The Class of 2022 made Professor Jon Hanson a four-time Sacks-Freund Award winner at Class Day this week. Hanson was previously honored with the same award, which recognizes teaching ability, attentiveness to student concerns and general contributions to student life, by the Classes of 1999, 2011, and 2015.

“The Sacks-Freund Award is truly the greatest honor of my career. The fact that I’ve received it before does not mean that it was any less shocking, or any less of an honor to receive it, especially from this amazing class,” he told the graduates. “As someone whose life was transformed by teachers — including my fourth-grade teacher, who happened to be my mom — I consider teaching to be a calling, my way of giving to the world. It means more to me than you can know that you find it valuable.”

Hanson said he originally planned a more upbeat acceptance speech, but recent national events made him reconsider. “I must confess that my unbounded admiration and joy for this class has been mingling over the past few days with my angst about our world. It’s led me to compose remarks that are more sober and earnest, and a bit longer, than I intended.”

Continuing a thread from a Last Lecture he delivered last month, Hanson pondered the nature of justice and the goals of the legal profession — and warned graduates that those two goals can too easily diverge. He singled out a particular challenge that often confronts lawyers as they strive to uphold justice while making tough decisions. “It is predictable that you will feel both fatigue and futility as you struggle to do good and make your work meaningful in a legal system that has too often facilitated, ignored, and normalized injustice. … Eventually, you may even find yourself hating justice every time some young person or old professor invokes it.”

If the concept of hating justice seemed farfetched, Hanson cited the example of U.S. Supreme Court Justice and 1866 Harvard law graduate Oliver Wendell Holmes Jr. Holmes, he said, often disparaged the idea of justice while on the bench, including during a conversation he once had with his friend, Judge Learned Hand 1896. When the latter greeted Holmes with an entreaty to “do justice, sir!,” Holmes shot back, “That is not my job.

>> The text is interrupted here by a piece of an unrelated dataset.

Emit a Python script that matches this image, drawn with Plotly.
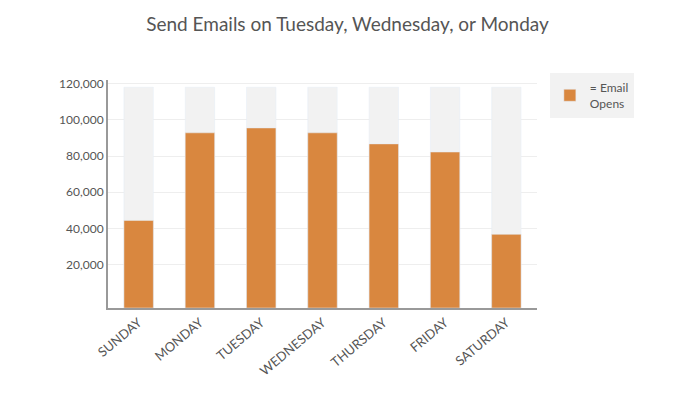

It is my job to apply the law.” Hanson found particular meaning in this statement. “It seems Holmes saw law and justice as mutually exclusive, and justice as completely irrelevant.”

Holmes’ reverence for the rule of law may seem admirable, but Hanson believes the concept is flawed in several ways. First, he noted that the law, strictly applied, has often produced injustice, citing statutes that authorized and fostered the institution of slavery as just one example. “The rule of law loses its appeal when the laws themselves are unjust,” he said. He also suggested that the rule of law is illusory. “As most law students discover in 1L, there really is no ‘rule of law,’ no ultimate source of determinate legal answers within the law.”

Like Hand and Holmes, Hanson stressed that the graduates are likely to face tension between their ideals and legal realities. “Legal staging, legal costuming, and legal thinking combine to render lawyers and judges but cogs, excusing the humans occupying those roles from any sense of responsibility for their choices. … By professing allegiance to fixed laws — ‘The law made me do it!’ — judges have found psychological sanctuary in the affirming claim of disempowerment.”

This is exactly the wrong time in history for that kind of cynicism, Hanson said. “You are an extraordinary class living at an extraordinary time. In light of injustices too obvious, too raw, and too ubiquitous for me to name, there has never in my lifetime been a more vital need for a group of justice-loving lawyers to get busy. In closing, he urged the graduates to heed the advice of Judge Learned Hand that Holmes chose to ignore: “Do justice, Class of ’22, do justice!”